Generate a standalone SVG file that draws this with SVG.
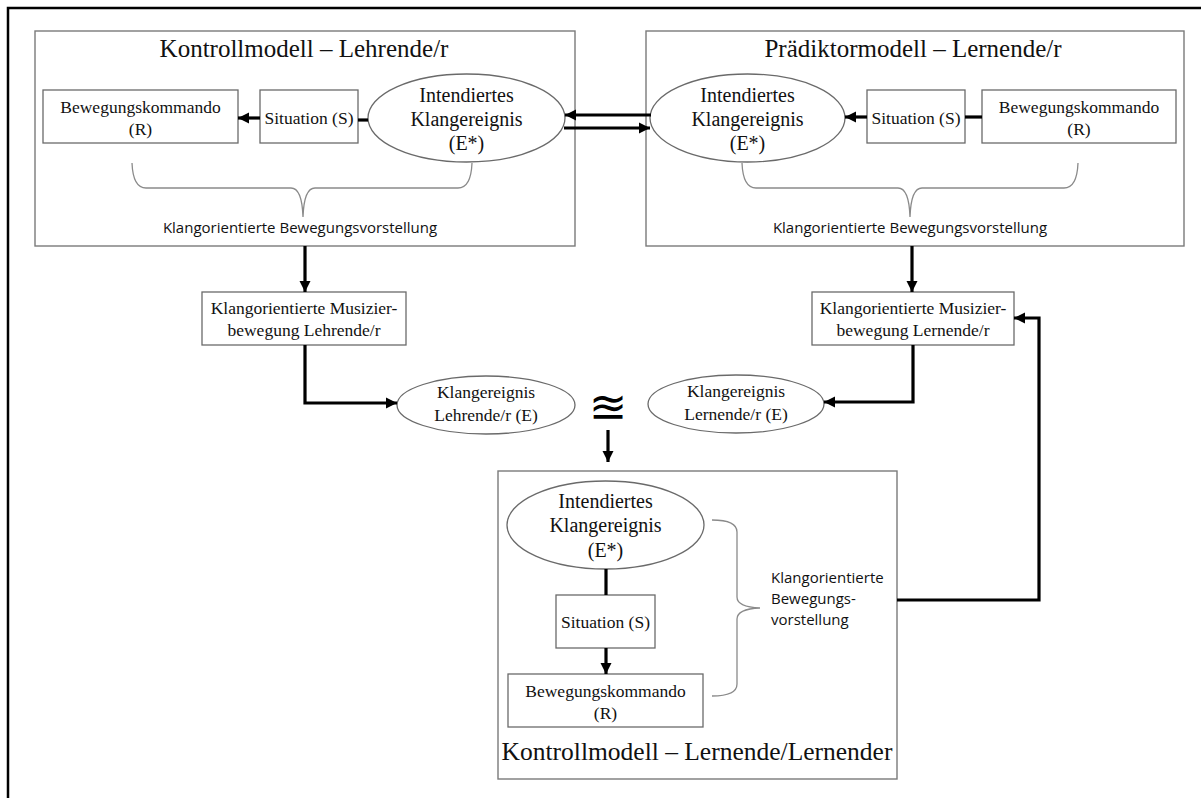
--
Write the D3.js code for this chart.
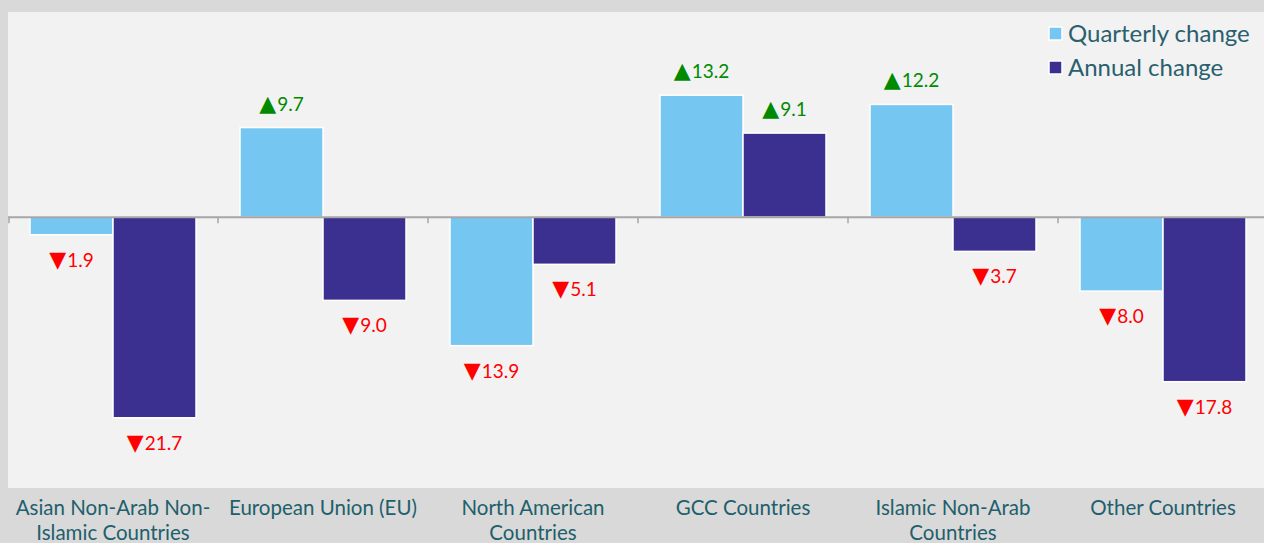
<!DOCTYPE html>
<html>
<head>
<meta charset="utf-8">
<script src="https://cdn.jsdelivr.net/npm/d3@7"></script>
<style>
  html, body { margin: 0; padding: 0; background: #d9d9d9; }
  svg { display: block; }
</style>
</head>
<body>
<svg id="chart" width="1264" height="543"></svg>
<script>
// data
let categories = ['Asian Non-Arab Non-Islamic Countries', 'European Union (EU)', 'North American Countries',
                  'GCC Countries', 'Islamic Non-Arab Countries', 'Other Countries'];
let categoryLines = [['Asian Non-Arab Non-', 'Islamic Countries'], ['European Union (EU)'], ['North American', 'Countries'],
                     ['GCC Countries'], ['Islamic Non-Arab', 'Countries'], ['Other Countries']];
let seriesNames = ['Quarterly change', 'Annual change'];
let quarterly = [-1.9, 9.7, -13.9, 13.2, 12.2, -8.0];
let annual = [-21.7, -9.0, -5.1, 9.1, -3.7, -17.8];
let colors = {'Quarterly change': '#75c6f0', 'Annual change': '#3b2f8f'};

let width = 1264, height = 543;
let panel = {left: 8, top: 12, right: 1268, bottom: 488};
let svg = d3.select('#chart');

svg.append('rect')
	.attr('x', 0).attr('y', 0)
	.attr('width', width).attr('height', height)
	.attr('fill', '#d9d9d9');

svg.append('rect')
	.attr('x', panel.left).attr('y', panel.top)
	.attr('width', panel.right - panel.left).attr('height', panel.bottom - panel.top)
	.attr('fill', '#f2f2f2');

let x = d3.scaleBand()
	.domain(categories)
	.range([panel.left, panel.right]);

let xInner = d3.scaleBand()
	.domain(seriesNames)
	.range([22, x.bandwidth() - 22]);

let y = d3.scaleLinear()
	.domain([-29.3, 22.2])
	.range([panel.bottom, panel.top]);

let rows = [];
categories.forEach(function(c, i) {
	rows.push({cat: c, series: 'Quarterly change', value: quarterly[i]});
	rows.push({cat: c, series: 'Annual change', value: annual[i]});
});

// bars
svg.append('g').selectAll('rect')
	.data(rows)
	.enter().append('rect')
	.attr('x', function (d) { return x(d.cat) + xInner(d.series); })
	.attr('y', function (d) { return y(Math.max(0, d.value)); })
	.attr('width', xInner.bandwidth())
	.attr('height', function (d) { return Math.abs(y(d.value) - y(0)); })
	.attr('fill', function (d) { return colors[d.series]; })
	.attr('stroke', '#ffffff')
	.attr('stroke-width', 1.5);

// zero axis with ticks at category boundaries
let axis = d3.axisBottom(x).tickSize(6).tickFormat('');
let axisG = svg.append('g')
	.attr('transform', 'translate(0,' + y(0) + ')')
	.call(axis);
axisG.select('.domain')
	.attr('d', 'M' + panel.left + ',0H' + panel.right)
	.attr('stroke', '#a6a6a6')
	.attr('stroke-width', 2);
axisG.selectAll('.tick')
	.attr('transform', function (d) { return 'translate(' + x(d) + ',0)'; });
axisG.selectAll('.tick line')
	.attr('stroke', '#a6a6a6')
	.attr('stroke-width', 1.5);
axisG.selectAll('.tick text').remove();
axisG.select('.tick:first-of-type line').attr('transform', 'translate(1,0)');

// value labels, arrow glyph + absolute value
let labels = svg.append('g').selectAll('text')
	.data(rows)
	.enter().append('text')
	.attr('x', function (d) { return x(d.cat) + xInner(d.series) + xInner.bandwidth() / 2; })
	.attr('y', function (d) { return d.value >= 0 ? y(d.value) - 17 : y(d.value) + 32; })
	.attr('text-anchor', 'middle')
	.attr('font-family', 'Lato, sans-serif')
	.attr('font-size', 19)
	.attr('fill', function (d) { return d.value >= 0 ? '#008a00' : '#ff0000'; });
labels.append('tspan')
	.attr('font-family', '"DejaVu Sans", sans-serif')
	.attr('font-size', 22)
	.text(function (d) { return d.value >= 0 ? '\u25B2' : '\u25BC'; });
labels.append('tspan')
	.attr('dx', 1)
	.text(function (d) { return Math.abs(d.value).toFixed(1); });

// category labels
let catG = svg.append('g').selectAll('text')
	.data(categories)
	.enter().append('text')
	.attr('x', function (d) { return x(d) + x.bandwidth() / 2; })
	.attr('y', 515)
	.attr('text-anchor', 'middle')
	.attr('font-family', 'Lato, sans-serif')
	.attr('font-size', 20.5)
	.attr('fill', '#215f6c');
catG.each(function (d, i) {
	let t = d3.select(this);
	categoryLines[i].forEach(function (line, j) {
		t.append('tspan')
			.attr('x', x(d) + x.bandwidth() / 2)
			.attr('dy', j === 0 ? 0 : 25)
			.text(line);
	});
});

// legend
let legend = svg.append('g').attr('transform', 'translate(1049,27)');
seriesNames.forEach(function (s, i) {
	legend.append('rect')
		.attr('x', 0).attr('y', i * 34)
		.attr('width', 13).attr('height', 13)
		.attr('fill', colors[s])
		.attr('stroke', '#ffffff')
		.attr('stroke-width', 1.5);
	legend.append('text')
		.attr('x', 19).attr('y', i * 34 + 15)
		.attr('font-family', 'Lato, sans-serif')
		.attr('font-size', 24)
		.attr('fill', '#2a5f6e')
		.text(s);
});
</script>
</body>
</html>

▶ **Exercise details**
Copy out every line of the material above that mentions the word "with".

▶ **Completed exercise**
Generate a standalone SVG file that draws this with SVG.
// zero axis with ticks at category boundaries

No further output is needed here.